B. Application of the standard
SIS argued that two events together resulted in the fraud that caused its harm: the Debtor's concealed transfer of the property to Gail Gallo, and the Debtor's forging of Gail Gallo's signature on the note and mortgage. SIS argues that it was justified in relying on the representations because it had a first mortgage on the Sanford Property; a long standing business relationship with the Debtor; no reason to know that the Debtor no longer owned the Sanford Property; and no reason to know that the Debtor had forged Gail Gallo's signature.
The crux of SIS's argument is that SIS had no duty to investigate Gallo's representations because they were not obviously false; SIS's sophistication only comes into play in determining the obvious falsity of the representations, but that it has no greater duty as a bank to investigate than a private unsophisticated lender would.
In Field v. Mans, the Court provides two examples of justifiable reliance, both drawn from the Restatement. First, as SIS specifically notes, the Court describes the buyer of land who receives from a seller the false representation that the property is free of encumbrances. "[Ajccording to the Restatement [ § 540, illus. 1], a buyer's reliance on this factual representation is justifiable, even if he could have Valk[ed] across the street to the office of the register of deeds in the courthouse' and easily have learned of an unsatisfied mortgage." Field v. Mans, 516 U.S. at 70-72, 116 S.Ct. at 444. But second and more germane here, the Court provides the Restatement example of the buyer of an unsound horse. Here, the Court sets limits on justifiable reliance:
As a comment to § 541 explains, a person is "required to use his senses, and cannot recover if he blindly relies upon a representation the falsity of which would be patent to him if he had utilized his opportunity to make a cursory examination or investigation. Thus if one induces another to buy a horse by representing it to be sound, the purchaser cannot recover even though the horse has but one eye, if the horse is shown to the purchaser before he buys it and the slightest inspection would have disclosed the defect. On the other hand, the rule stated in this Section applies only when the recipient of the misrepresentation is capable of appreciating its falsity at the time by the use of his senses. Thus a defect that any experienced horseman would at once recognize at first glance may not be patent to a person who has no experience with horses." Id. § 541, Comment a.
Id.
Field v. Mans teaches that the justifiability of reliance on a misrepresentation is subjective; that is, whether reliance is justifiable must be determined by first assessing the perception of the recipient of the representation, giving effect to the recipient's knowledge and experience. A bank that receives a mortgage and fails to check at the registry of deeds on its validity and priority intentionally blinds itself as to the only information it really needs — the existence of its collateral.
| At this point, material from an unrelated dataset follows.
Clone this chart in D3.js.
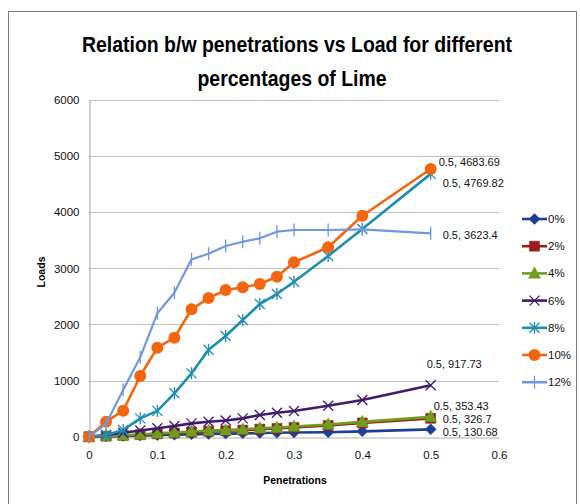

SIS's interpretation of justifiable reliance gives priority to the Restatement § 540 over § 541 and 545A. Section 540 stands for the proposition that there is no duty to investigate simply because a reasonable person would have done so. Section 545A tells us that justification depends on the qualities and characteristics of the particular plaintiff. Some plaintiffs may justifiably rely on particular representations where others may not. Certain plaintiffs in certain situations will have to walk across the street to check the title. SIS is one of those plaintiffs. SIS usually did check the title when taking a mortgage. Its officer signed as a witness without actually witnessing the signings. We are not saying that SIS should have known better as a reasonable lender, but that SIS did know better as SIS.
III. Conclusion
Justifiable reliance is a subjective standard. As the Supreme Court stated, "[njaifs may recover at common law and in bankruptcy, but lots of creditors are not at all naive. The subjectiveness of justifiability cuts both ways ." Field v. Mans, 516 U.S. 59, 76, 116 S.Ct. 437, 446-447, 133 L.Ed.2d 351 (1995). Given the facts of this particular case and the qualities of this particular plaintiff, we find that reliance was not justifiable. This case is not a contest between a "thief' and an "innocent." This case asks whether Field v. Mans should be extended to protect a party with superior knowledge and ability, which violates its own as well as professional custom and puts itself in harm's way. We answer no. We therefore affirm the decision of the Bankruptcy Court.
. That section provides as follows:
(a) A discharge under section 727, 1141, 1228(a), 1228(b), or 1328(b) of this title does not discharge an individual debtor from any debt—
(2) for money, property, services, or an extension, renewal, or refinancing of credit, to the extent obtained by—
(A) false pretenses, a false representation, or actual fraud, other than a statement respecting the debtor's or an insider's financial condition 11 U.S.C. § 523(a)(2)(A).
. Cf. Shawmut Bank v. Goodrich (In re Goodrich), 999 F.2d 22 (1st Cir.1993).
. We view this example for what it is — a generic example. We do not believe that the court intended to except from § 523(a)(2)(A) inquiry the necessity of title review in all land transactions, any more than the Court, in the illustration that follows, intended to provide a lesson on the purchase of horses.
. The dissent here argues that SIS was justified in relying on the Debtor's wife's forged signatures on the note and mortgage, for there was nothing to put it on notice of the forgery and a title search would not have revealed the forgery. Even if there could be found some justifiable basis for SIS to provide a witness to attest to the forged signatures, SIS would have noted something awry with the offered mortgage if it had conducted even a cursory examination of the Sanford Property's ownership at the registry of deeds. An investigation of the transfer would have led to a discovery of the forgery.